## Begin INFORMATION PROVIDED

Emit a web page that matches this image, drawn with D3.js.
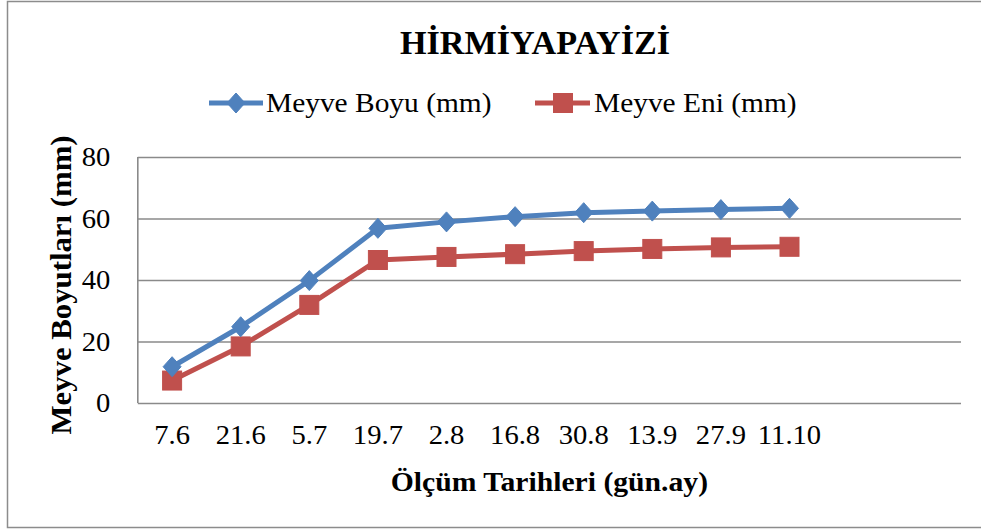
<!DOCTYPE html>
<html>
<head>
<meta charset="utf-8">
<script src="https://cdn.jsdelivr.net/npm/d3@7"></script>
<style>
  html, body { margin: 0; padding: 0; background: #fff; }
  svg { display: block; font-family: "Liberation Serif", "Times New Roman", serif; }
</style>
</head>
<body>
<svg id="chart" width="981" height="530"></svg>
<script>
// ---- data ----
const categories = ["7.6", "21.6", "5.7", "19.7", "2.8", "16.8", "30.8", "13.9", "27.9", "11.10"];
const boyuValues = [11.8, 24.8, 39.8, 56.8, 58.9, 60.6, 61.9, 62.4, 62.9, 63.3];
const eniValues  = [7.3, 18.4, 31.9, 46.5, 47.5, 48.4, 49.4, 50.1, 50.6, 50.8];
const yTicks = [0, 20, 40, 60, 80];
const seriesNames = ["Meyve Boyu (mm)", "Meyve Eni (mm)"];
const titleText = "HİRMİYAPAYİZİ";
const xTitle = "Ölçüm Tarihleri (gün.ay)";
const yTitle = "Meyve Boyutları (mm)";
const slotCount = 12; // category axis slots (last two empty)

const blue = "#4F81BD", red = "#C0504D", grid = "#8a8a8a";
const SX = 1.06; // horizontal text stretch

const svg = d3.select("#chart");

// outer chart border
svg.append("rect").attr("x", 7.5).attr("y", 1.5).attr("width", 1000).attr("height", 526)
  .attr("fill", "none").attr("stroke", "#8c8c8c").attr("stroke-width", 1.5);

const plot = { left: 137.8, right: 961, top: 157, bottom: 403 };

const x = d3.scaleBand().domain(d3.range(slotCount)).range([plot.left, plot.right]).padding(0);
const cx = i => x(i) + x.bandwidth() / 2;
const y = d3.scaleLinear().domain([0, 80]).range([plot.bottom, plot.top]);

// gridlines
const gridG = svg.append("g").attr("transform", `translate(${plot.left},0)`)
  .call(d3.axisLeft(y).tickValues(yTicks).tickSize(-(plot.right - plot.left)).tickFormat(""));
gridG.select(".domain").remove();
gridG.selectAll(".tick line").attr("stroke", grid).attr("stroke-width", 1.6);

// left axis line
svg.append("line").attr("x1", plot.left).attr("x2", plot.left).attr("y1", plot.top).attr("y2", plot.bottom)
  .attr("stroke", grid).attr("stroke-width", 1.6);

// y tick labels
const yAxisG = svg.append("g").attr("transform", `translate(${plot.left},0)`)
  .call(d3.axisLeft(y).tickValues(yTicks).tickSize(0).tickPadding(26));
yAxisG.select(".domain").remove();
yAxisG.selectAll("text").attr("font-size", 27).attr("fill", "#000")
  .attr("font-family", "Liberation Serif, serif")
  .attr("transform", `scale(${SX},1)`);

// x tick labels
const xAxisG = svg.append("g").attr("transform", `translate(0,${plot.bottom})`)
  .call(d3.axisBottom(x).tickValues(d3.range(categories.length)).tickSize(0).tickPadding(22)
    .tickFormat(i => categories[i]));
xAxisG.select(".domain").remove();
xAxisG.selectAll("text").attr("font-size", 27).attr("fill", "#000")
  .attr("font-family", "Liberation Serif, serif")
  .attr("transform", `scale(${SX},1)`);

// lines
const line = d3.line().x((d, i) => cx(i)).y(d => y(d));
svg.append("path").datum(boyuValues).attr("d", line).attr("fill", "none")
  .attr("stroke", blue).attr("stroke-width", 5).attr("stroke-linejoin", "round");
svg.append("path").datum(eniValues).attr("d", line).attr("fill", "none")
  .attr("stroke", red).attr("stroke-width", 5).attr("stroke-linejoin", "round");

function diamond(g, px, py) {
  g.append("path").attr("d", `M${px},${py - 10}L${px + 9},${py}L${px},${py + 10}L${px - 9},${py}Z`)
    .attr("fill", blue).attr("stroke", blue).attr("stroke-width", 1);
}
function square(g, px, py) {
  g.append("rect").attr("x", px - 9.5).attr("y", py - 9.5).attr("width", 19).attr("height", 19)
    .attr("fill", red).attr("stroke", red).attr("stroke-width", 1);
}

const mk = svg.append("g");
eniValues.forEach((v, i) => square(mk, cx(i), y(v)));
boyuValues.forEach((v, i) => diamond(mk, cx(i), y(v)));

function stretchedText(px, py, txt, size, opts = {}) {
  const t = svg.append("text")
    .attr("transform", `translate(${px},${py}) ${opts.rotate ? "rotate(-90)" : ""} scale(${opts.sx || SX},1)`)
    .attr("font-size", size).text(txt);
  if (opts.anchor) t.attr("text-anchor", opts.anchor);
  if (opts.bold) t.attr("font-weight", "bold");
  return t;
}

// title
stretchedText(535, 54, titleText, 33.5, { anchor: "middle", bold: true, sx: 1.02 });

// legend
const lg = svg.append("g");
lg.append("line").attr("x1", 209).attr("x2", 263).attr("y1", 103).attr("y2", 103)
  .attr("stroke", blue).attr("stroke-width", 5);
diamond(lg, 236, 103);
stretchedText(266, 112, seriesNames[0], 27.5, { sx: 1.07 });
lg.append("line").attr("x1", 535).attr("x2", 590).attr("y1", 103).attr("y2", 103)
  .attr("stroke", red).attr("stroke-width", 5);
square(lg, 563, 103);
stretchedText(594, 112, seriesNames[1], 27.5, { sx: 1.07 });

// axis titles
stretchedText((plot.left + plot.right) / 2, 491, xTitle, 28, { anchor: "middle", bold: true, sx: 1.06 });
stretchedText(71, 285, yTitle, 28.5, { anchor: "middle", bold: true, rotate: true, sx: 1.08 });
</script>
</body>
</html>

## End INFORMATION PROVIDED

**EXERCISE BRIEF:** Quote the data above in full, leaving out the pictures it holds.

**EXERCISE OUTPUT:**
Emit a web page that matches this image, drawn with D3.js.
<!DOCTYPE html>
<html>
<head>
<meta charset="utf-8">
<script src="https://cdn.jsdelivr.net/npm/d3@7"></script>
<style>
  html, body { margin: 0; padding: 0; background: #fff; }
  svg { display: block; font-family: "Liberation Serif", "Times New Roman", serif; }
</style>
</head>
<body>
<svg id="chart" width="981" height="530"></svg>
<script>
// ---- data ----
const categories = ["7.6", "21.6", "5.7", "19.7", "2.8", "16.8", "30.8", "13.9", "27.9", "11.10"];
const boyuValues = [11.8, 24.8, 39.8, 56.8, 58.9, 60.6, 61.9, 62.4, 62.9, 63.3];
const eniValues  = [7.3, 18.4, 31.9, 46.5, 47.5, 48.4, 49.4, 50.1, 50.6, 50.8];
const yTicks = [0, 20, 40, 60, 80];
const seriesNames = ["Meyve Boyu (mm)", "Meyve Eni (mm)"];
const titleText = "HİRMİYAPAYİZİ";
const xTitle = "Ölçüm Tarihleri (gün.ay)";
const yTitle = "Meyve Boyutları (mm)";
const slotCount = 12; // category axis slots (last two empty)

const blue = "#4F81BD", red = "#C0504D", grid = "#8a8a8a";
const SX = 1.06; // horizontal text stretch

const svg = d3.select("#chart");

// outer chart border
svg.append("rect").attr("x", 7.5).attr("y", 1.5).attr("width", 1000).attr("height", 526)
  .attr("fill", "none").attr("stroke", "#8c8c8c").attr("stroke-width", 1.5);

const plot = { left: 137.8, right: 961, top: 157, bottom: 403 };

const x = d3.scaleBand().domain(d3.range(slotCount)).range([plot.left, plot.right]).padding(0);
const cx = i => x(i) + x.bandwidth() / 2;
const y = d3.scaleLinear().domain([0, 80]).range([plot.bottom, plot.top]);

// gridlines
const gridG = svg.append("g").attr("transform", `translate(${plot.left},0)`)
  .call(d3.axisLeft(y).tickValues(yTicks).tickSize(-(plot.right - plot.left)).tickFormat(""));
gridG.select(".domain").remove();
gridG.selectAll(".tick line").attr("stroke", grid).attr("stroke-width", 1.6);

// left axis line
svg.append("line").attr("x1", plot.left).attr("x2", plot.left).attr("y1", plot.top).attr("y2", plot.bottom)
  .attr("stroke", grid).attr("stroke-width", 1.6);

// y tick labels
const yAxisG = svg.append("g").attr("transform", `translate(${plot.left},0)`)
  .call(d3.axisLeft(y).tickValues(yTicks).tickSize(0).tickPadding(26));
yAxisG.select(".domain").remove();
yAxisG.selectAll("text").attr("font-size", 27).attr("fill", "#000")
  .attr("font-family", "Liberation Serif, serif")
  .attr("transform", `scale(${SX},1)`);

// x tick labels
const xAxisG = svg.append("g").attr("transform", `translate(0,${plot.bottom})`)
  .call(d3.axisBottom(x).tickValues(d3.range(categories.length)).tickSize(0).tickPadding(22)
    .tickFormat(i => categories[i]));
xAxisG.select(".domain").remove();
xAxisG.selectAll("text").attr("font-size", 27).attr("fill", "#000")
  .attr("font-family", "Liberation Serif, serif")
  .attr("transform", `scale(${SX},1)`);

// lines
const line = d3.line().x((d, i) => cx(i)).y(d => y(d));
svg.append("path").datum(boyuValues).attr("d", line).attr("fill", "none")
  .attr("stroke", blue).attr("stroke-width", 5).attr("stroke-linejoin", "round");
svg.append("path").datum(eniValues).attr("d", line).attr("fill", "none")
  .attr("stroke", red).attr("stroke-width", 5).attr("stroke-linejoin", "round");

function diamond(g, px, py) {
  g.append("path").attr("d", `M${px},${py - 10}L${px + 9},${py}L${px},${py + 10}L${px - 9},${py}Z`)
    .attr("fill", blue).attr("stroke", blue).attr("stroke-width", 1);
}
function square(g, px, py) {
  g.append("rect").attr("x", px - 9.5).attr("y", py - 9.5).attr("width", 19).attr("height", 19)
    .attr("fill", red).attr("stroke", red).attr("stroke-width", 1);
}

const mk = svg.append("g");
eniValues.forEach((v, i) => square(mk, cx(i), y(v)));
boyuValues.forEach((v, i) => diamond(mk, cx(i), y(v)));

function stretchedText(px, py, txt, size, opts = {}) {
  const t = svg.append("text")
    .attr("transform", `translate(${px},${py}) ${opts.rotate ? "rotate(-90)" : ""} scale(${opts.sx || SX},1)`)
    .attr("font-size", size).text(txt);
  if (opts.anchor) t.attr("text-anchor", opts.anchor);
  if (opts.bold) t.attr("font-weight", "bold");
  return t;
}

// title
stretchedText(535, 54, titleText, 33.5, { anchor: "middle", bold: true, sx: 1.02 });

// legend
const lg = svg.append("g");
lg.append("line").attr("x1", 209).attr("x2", 263).attr("y1", 103).attr("y2", 103)
  .attr("stroke", blue).attr("stroke-width", 5);
diamond(lg, 236, 103);
stretchedText(266, 112, seriesNames[0], 27.5, { sx: 1.07 });
lg.append("line").attr("x1", 535).attr("x2", 590).attr("y1", 103).attr("y2", 103)
  .attr("stroke", red).attr("stroke-width", 5);
square(lg, 563, 103);
stretchedText(594, 112, seriesNames[1], 27.5, { sx: 1.07 });

// axis titles
stretchedText((plot.left + plot.right) / 2, 491, xTitle, 28, { anchor: "middle", bold: true, sx: 1.06 });
stretchedText(71, 285, yTitle, 28.5, { anchor: "middle", bold: true, rotate: true, sx: 1.08 });
</script>
</body>
</html>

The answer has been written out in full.